Sunrise debates future bylaws to regulate growth

Emily Plihal
Local Journalism
Initiative Reporter

Northern Sunrise County is currently undergoing a major Land-Use Bylaw (LUB) refresh to ensure its bylaws are staying relevant.
At its Jan. 10 meeting, council was presented with the potential addition of five new items for the LUB, including regulations for emerging trends of sea cans, Air BnBs, casinos, aquaculture and solar energy development on a commercial scale.
“Council had requested administration to bring information forth on those specific emerging trends so they could be discussed,” says Reeve Corinna Williams.
Administration presented regulations for shipping containers (sea cans) that would include regulations found in a number of other municipalities in the province. Sea cans are classified as accessory buildings, only to be used in non-residential areas as cold storage only.
“Council does not want to be so prescriptive to our landowners and delve into that type of minutia,” says Williams.

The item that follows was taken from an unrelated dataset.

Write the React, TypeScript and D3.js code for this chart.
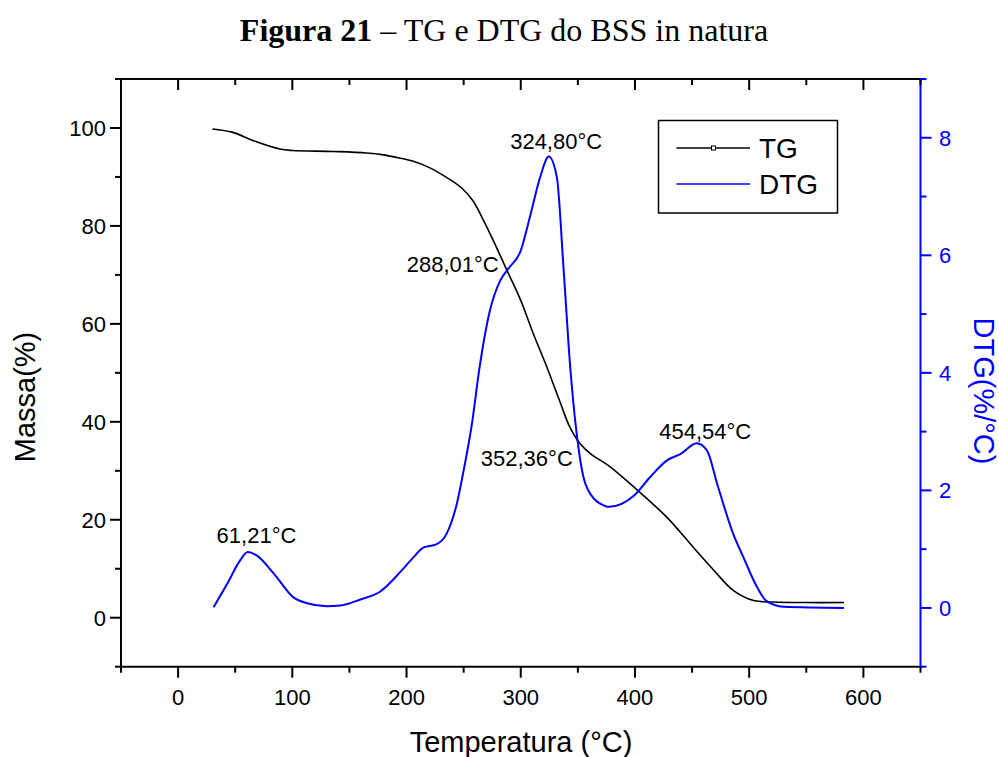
import React from "react";
import * as d3 from "d3";

// ---- data ----
const tgTemp = [30, 48, 66, 89, 100, 136, 165, 180, 195, 206, 220, 235, 248, 258, 267, 276, 288, 300, 311, 323, 334, 343, 352, 362, 376, 399, 428, 451, 469, 486, 504, 521, 550, 583];
const tgMass = [99.8, 99.1, 97.4, 95.7, 95.4, 95.2, 94.9, 94.5, 93.8, 93.2, 91.9, 89.9, 87.8, 85.2, 81.3, 77.0, 70.9, 64.8, 58.0, 51.1, 44.3, 38.9, 35.5, 33.3, 31.2, 26.7, 20.5, 14.4, 9.7, 5.6, 3.5, 3.2, 3.1, 3.1];

const dtgTemp = [31, 43, 54, 61, 69, 84, 101, 113, 130, 142, 159, 177, 194, 206, 215, 226, 235, 244, 250, 257, 264, 273, 282, 289, 300, 308, 317, 324.5, 331.6, 337.4, 343.3, 349, 355, 364, 370, 377, 399, 413, 428, 440, 454, 463, 472, 486, 495, 507, 515, 530, 583];
const dtgVal = [0.01, 0.41, 0.8, 0.95, 0.89, 0.58, 0.18, 0.08, 0.03, 0.04, 0.14, 0.28, 0.6, 0.86, 1.03, 1.08, 1.26, 1.77, 2.34, 3.1, 4.1, 5.06, 5.57, 5.77, 6.08, 6.65, 7.33, 7.68, 7.33, 5.8, 4.1, 2.96, 2.22, 1.86, 1.77, 1.72, 1.91, 2.22, 2.51, 2.62, 2.8, 2.68, 2.11, 1.26, 0.86, 0.35, 0.12, 0.02, 0.0];

const annoText = ["324,80°C", "288,01°C", "352,36°C", "454,54°C", "61,21°C"];
const annoTemp = [331, 240.4, 305.3, 461.5, 68.6];
const annoDtg = [7.81, 5.71, 2.42, 2.88, 1.1];

const xMajor = [0, 100, 200, 300, 400, 500, 600];
const xMinor = [-50, 50, 150, 250, 350, 450, 550, 650];
const yMajor = [0, 20, 40, 60, 80, 100];
const yMinor = [-10, 10, 30, 50, 70, 90, 110];
const y2Major = [0, 2, 4, 6, 8];
const y2Minor = [-1, 1, 3, 5, 7, 9];

const BLUE = "#0000ff";
const SANS = "'Liberation Sans', Arial, sans-serif";

export default function App() {
  const L = 121, R = 920.5, T = 79, B = 666.7;
  const x = d3.scaleLinear().domain([-50, 650]).range([L, R]);
  const y = d3.scaleLinear().domain([-10, 110]).range([B, T]);
  const y2 = d3.scaleLinear().domain([-1, 9]).range([B, T]);

  const tgLine = d3
    .line<number>()
    .x((_, i) => x(tgTemp[i]))
    .y((d) => y(d))
    .curve(d3.curveCatmullRom.alpha(0.5))(tgMass) || "";
  const dtgLine = d3
    .line<number>()
    .x((_, i) => x(dtgTemp[i]))
    .y((d) => y2(d))
    .curve(d3.curveMonotoneX)(dtgVal) || "";

  const MAJ = 11, MIN = 6;

  return (
    <svg
      width={999}
      height={757}
      style={{ position: "absolute", left: 0, top: 0, background: "#fff" }}
    >
      <rect x={0} y={0} width={999} height={757} fill="#fff" />
      {/* title */}
      <text x={504} y={41} textAnchor="middle" fontFamily="'Liberation Serif', 'Times New Roman', serif" fontSize={32} fill="#000">
        <tspan fontWeight="bold">Figura 21</tspan>
        <tspan> – TG e DTG do BSS in natura</tspan>
      </text>

      {/* curves */}
      <path d={tgLine} fill="none" stroke="#000" strokeWidth={1.6} />
      <path d={dtgLine} fill="none" stroke={BLUE} strokeWidth={2} />

      {/* axes lines */}
      <line x1={L} x2={R} y1={T} y2={T} stroke="#000" strokeWidth={2} />
      <line x1={L} x2={R} y1={B} y2={B} stroke="#000" strokeWidth={2} />
      <line x1={L} x2={L} y1={T - 1} y2={B + 1} stroke="#000" strokeWidth={2} />
      <line x1={R} x2={R} y1={T - 1} y2={B + 1} stroke={BLUE} strokeWidth={2} />

      {/* bottom & top ticks */}
      {xMajor.map((v) => (
        <g key={"xb" + v}>
          <line x1={x(v)} x2={x(v)} y1={B} y2={B + MAJ} stroke="#000" strokeWidth={2} />
          <line x1={x(v)} x2={x(v)} y1={T} y2={T + MAJ} stroke="#000" strokeWidth={2} />
          <text x={x(v)} y={705} textAnchor="middle" fontFamily={SANS} fontSize={22} fill="#000">
            {v}
          </text>
        </g>
      ))}
      {xMinor.map((v) => (
        <g key={"xm" + v}>
          <line x1={x(v)} x2={x(v)} y1={B} y2={B + MIN} stroke="#000" strokeWidth={2} />
          <line x1={x(v)} x2={x(v)} y1={T} y2={T + MIN} stroke="#000" strokeWidth={2} />
        </g>
      ))}

      {/* left ticks */}
      {yMajor.map((v) => (
        <g key={"yl" + v}>
          <line x1={L - MAJ} x2={L} y1={y(v)} y2={y(v)} stroke="#000" strokeWidth={2} />
          <text x={106} y={y(v) + 8} textAnchor="end" fontFamily={SANS} fontSize={22} fill="#000">
            {v}
          </text>
        </g>
      ))}
      {yMinor.map((v) => (
        <line key={"ym" + v} x1={L - MIN} x2={L} y1={y(v)} y2={y(v)} stroke="#000" strokeWidth={2} />
      ))}

      {/* right ticks */}
      {y2Major.map((v) => (
        <g key={"yr" + v}>
          <line x1={R} x2={R + MAJ} y1={y2(v)} y2={y2(v)} stroke={BLUE} strokeWidth={2} />
          <text x={939} y={y2(v) + 8} textAnchor="start" fontFamily={SANS} fontSize={22} fill={BLUE}>
            {v}
          </text>
        </g>
      ))}
      {y2Minor.map((v) => (
        <line key={"y2m" + v} x1={R} x2={R + MIN} y1={y2(v)} y2={y2(v)} stroke={BLUE} strokeWidth={2} />
      ))}

      {/* axis titles */}
      <text x={521} y={752} textAnchor="middle" fontFamily={SANS} fontSize={29} fill="#000">
        Temperatura (°C)
      </text>
      <text
        transform={`translate(35,397) rotate(-90)`}
        textAnchor="middle"
        fontFamily={SANS}
        fontSize={29}
        fill="#000"
      >
        Massa(%)
      </text>
      <text
        transform={`translate(974,391) rotate(90)`}
        textAnchor="middle"
        fontFamily={SANS}
        fontSize={29}
        fill={BLUE}
      >
        DTG(%/°C)
      </text>

      {/* annotations */}
      {annoText.map((t, i) => (
        <text
          key={t}
          x={x(annoTemp[i])}
          y={y2(annoDtg[i])}
          textAnchor="middle"
          fontFamily={SANS}
          fontSize={22}
          fill="#000"
        >
          {t}
        </text>
      ))}

      {/* legend */}
      <rect x={658.5} y={120.5} width={179} height={92.5} fill="#fff" stroke="#000" strokeWidth={1.5} />
      <line x1={676.5} x2={750} y1={148} y2={148} stroke="#000" strokeWidth={1.3} />
      <rect x={711.5} y={146} width={4} height={4} fill="#fff" stroke="#000" strokeWidth={1} />
      <text x={759} y={158} fontFamily={SANS} fontSize={28} fill="#000">
        TG
      </text>
      <line x1={676.5} x2={750} y1={184} y2={184} stroke={BLUE} strokeWidth={1.3} />
      <text x={759} y={194} fontFamily={SANS} fontSize={28} fill="#000">
        DTG
      </text>
    </svg>
  );
}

“The use of sea cans in emerging trends was only for storage purposes. If a sea can is used as a residence a development permit would be required.”
Solar energy development of a commercial scale was also proposed in amendments to the current LUB. This would ensure that developments would be classed as discretionary used by the development authority with provision that the developments be on agricultural land Class 3 or below.

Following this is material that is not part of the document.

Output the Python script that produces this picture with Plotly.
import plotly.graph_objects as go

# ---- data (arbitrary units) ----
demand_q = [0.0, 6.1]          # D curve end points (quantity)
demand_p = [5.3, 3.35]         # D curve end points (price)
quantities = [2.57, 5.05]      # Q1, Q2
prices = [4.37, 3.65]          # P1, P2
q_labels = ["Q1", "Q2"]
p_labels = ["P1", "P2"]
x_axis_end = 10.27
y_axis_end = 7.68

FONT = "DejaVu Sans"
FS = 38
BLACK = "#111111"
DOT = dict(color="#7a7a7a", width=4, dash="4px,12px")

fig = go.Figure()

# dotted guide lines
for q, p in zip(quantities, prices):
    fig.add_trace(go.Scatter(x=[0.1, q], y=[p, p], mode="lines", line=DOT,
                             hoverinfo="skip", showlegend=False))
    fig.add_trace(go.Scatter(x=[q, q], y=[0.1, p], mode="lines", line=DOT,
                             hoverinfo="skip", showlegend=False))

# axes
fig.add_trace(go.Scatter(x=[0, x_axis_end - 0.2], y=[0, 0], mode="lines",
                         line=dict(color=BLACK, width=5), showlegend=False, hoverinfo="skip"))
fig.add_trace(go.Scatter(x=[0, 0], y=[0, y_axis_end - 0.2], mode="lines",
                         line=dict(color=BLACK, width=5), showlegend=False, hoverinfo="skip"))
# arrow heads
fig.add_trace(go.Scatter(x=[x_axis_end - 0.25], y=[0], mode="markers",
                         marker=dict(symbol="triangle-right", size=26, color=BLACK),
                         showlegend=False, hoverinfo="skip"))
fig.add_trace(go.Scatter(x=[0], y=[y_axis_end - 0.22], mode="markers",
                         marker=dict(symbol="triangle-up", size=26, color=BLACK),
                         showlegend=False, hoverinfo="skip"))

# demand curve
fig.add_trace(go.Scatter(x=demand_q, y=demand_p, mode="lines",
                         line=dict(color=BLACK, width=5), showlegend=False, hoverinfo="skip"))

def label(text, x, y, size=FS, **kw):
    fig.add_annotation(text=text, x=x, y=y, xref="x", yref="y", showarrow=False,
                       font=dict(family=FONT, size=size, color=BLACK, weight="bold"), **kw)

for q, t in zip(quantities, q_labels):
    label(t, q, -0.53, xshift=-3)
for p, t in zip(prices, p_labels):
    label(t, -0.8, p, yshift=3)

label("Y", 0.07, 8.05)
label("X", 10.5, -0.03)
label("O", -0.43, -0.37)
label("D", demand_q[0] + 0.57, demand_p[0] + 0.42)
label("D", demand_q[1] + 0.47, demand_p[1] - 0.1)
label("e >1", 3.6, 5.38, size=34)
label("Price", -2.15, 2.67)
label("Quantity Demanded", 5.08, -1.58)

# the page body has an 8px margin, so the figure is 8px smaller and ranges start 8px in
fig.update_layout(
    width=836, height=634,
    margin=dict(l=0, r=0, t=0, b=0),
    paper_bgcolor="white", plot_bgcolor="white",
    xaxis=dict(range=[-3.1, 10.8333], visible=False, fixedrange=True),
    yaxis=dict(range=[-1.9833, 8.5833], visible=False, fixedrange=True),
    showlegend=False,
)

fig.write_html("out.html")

“Council did not want to see them (commercial solar development) take up large tracts of prime agricultural land,” says Williams.
“Should they wish to be placed in the green zone that would be an option that commercial users could look into. This will not affect businesses; this would be like creating a solar power plant.”
Williams explained council’s decision to not add regulations on Air BnBs was also an effort to ensure not becoming prescriptive to landowners.
“We are a small, rural municipality where this (Air BnBs) is not taking away from people being able to find housing in the county,” she says.
Aquaculture regulations were also presented on new LUB bylaws, but council was concerned about the large amount of water that would be required for that type of business.
“Currently, there have been no requests for this type of development in the county,” says Williams, further explaining why council didn’t feel it necessary for regulations to be created.
“There is always an opportunity for it to be considered in the future should someone come forward with this type of venture for the county,” she adds.
Council decided to not approve the addition of any of the recommended emerging trend additions to its LUB. Williams did say that amendments could be made in the future, should council be approached by entrepreneurs interested in the ventures.